» INSTRUCTION
Lines after the one containing "Chart.register(...registerables);" are to be omitted; print exactly each line from the start of the records up to and including it.

Records with drawing code

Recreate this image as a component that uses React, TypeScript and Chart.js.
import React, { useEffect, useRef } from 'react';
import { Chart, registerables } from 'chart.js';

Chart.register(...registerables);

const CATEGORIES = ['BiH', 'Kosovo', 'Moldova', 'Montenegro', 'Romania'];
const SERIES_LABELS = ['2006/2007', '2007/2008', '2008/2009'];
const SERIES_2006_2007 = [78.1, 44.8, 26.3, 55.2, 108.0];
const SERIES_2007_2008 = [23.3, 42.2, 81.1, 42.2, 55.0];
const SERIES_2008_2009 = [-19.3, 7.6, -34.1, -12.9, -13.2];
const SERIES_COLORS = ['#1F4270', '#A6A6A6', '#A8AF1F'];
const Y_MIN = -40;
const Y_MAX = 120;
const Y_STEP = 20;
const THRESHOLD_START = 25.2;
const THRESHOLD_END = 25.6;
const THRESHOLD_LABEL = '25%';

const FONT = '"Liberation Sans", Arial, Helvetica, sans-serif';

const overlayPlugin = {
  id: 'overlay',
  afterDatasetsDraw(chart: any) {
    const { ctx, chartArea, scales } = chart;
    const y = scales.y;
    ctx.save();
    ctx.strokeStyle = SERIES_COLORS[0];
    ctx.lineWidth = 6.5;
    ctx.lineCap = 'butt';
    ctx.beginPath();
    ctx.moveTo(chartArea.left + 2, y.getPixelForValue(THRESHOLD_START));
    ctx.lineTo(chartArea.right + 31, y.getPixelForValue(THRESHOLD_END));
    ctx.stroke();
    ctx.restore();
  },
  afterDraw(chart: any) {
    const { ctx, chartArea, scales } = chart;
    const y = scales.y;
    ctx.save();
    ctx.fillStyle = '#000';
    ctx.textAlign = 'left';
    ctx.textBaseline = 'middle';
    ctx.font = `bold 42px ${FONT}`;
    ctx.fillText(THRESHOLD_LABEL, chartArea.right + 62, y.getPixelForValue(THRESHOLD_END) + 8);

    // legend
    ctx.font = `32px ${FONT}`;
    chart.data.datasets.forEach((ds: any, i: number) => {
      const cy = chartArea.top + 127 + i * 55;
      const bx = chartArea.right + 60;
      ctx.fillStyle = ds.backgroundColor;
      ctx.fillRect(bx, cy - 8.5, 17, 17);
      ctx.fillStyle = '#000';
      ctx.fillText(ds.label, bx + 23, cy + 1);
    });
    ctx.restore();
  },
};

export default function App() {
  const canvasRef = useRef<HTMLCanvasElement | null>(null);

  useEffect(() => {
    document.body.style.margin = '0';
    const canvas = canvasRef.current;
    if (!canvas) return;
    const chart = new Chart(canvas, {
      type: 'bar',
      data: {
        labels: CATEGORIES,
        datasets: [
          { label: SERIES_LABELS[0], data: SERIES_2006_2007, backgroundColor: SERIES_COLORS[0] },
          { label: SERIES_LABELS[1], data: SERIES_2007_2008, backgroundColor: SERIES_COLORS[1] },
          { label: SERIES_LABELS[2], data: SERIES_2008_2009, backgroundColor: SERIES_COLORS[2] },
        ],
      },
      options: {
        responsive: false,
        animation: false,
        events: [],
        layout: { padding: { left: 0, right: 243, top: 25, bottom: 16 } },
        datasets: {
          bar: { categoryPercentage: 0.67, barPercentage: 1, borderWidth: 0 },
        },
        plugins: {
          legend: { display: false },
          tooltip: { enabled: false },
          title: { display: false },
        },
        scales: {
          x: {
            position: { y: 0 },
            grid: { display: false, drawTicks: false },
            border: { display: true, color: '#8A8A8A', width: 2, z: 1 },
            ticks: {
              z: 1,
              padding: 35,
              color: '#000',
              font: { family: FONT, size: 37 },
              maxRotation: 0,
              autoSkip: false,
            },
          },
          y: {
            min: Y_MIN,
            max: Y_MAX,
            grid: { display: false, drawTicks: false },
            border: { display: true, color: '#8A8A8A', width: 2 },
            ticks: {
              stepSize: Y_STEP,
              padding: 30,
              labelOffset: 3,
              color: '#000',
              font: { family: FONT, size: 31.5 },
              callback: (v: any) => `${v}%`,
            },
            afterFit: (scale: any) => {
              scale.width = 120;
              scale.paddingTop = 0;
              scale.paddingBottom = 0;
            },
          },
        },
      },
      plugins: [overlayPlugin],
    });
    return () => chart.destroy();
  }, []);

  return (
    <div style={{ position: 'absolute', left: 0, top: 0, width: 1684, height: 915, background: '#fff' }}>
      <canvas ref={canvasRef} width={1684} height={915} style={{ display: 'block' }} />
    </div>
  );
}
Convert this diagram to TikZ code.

» SOLVED EXERCISE
Recreate this image as a component that uses React, TypeScript and Chart.js.
import React, { useEffect, useRef } from 'react';
import { Chart, registerables } from 'chart.js';

Chart.register(...registerables);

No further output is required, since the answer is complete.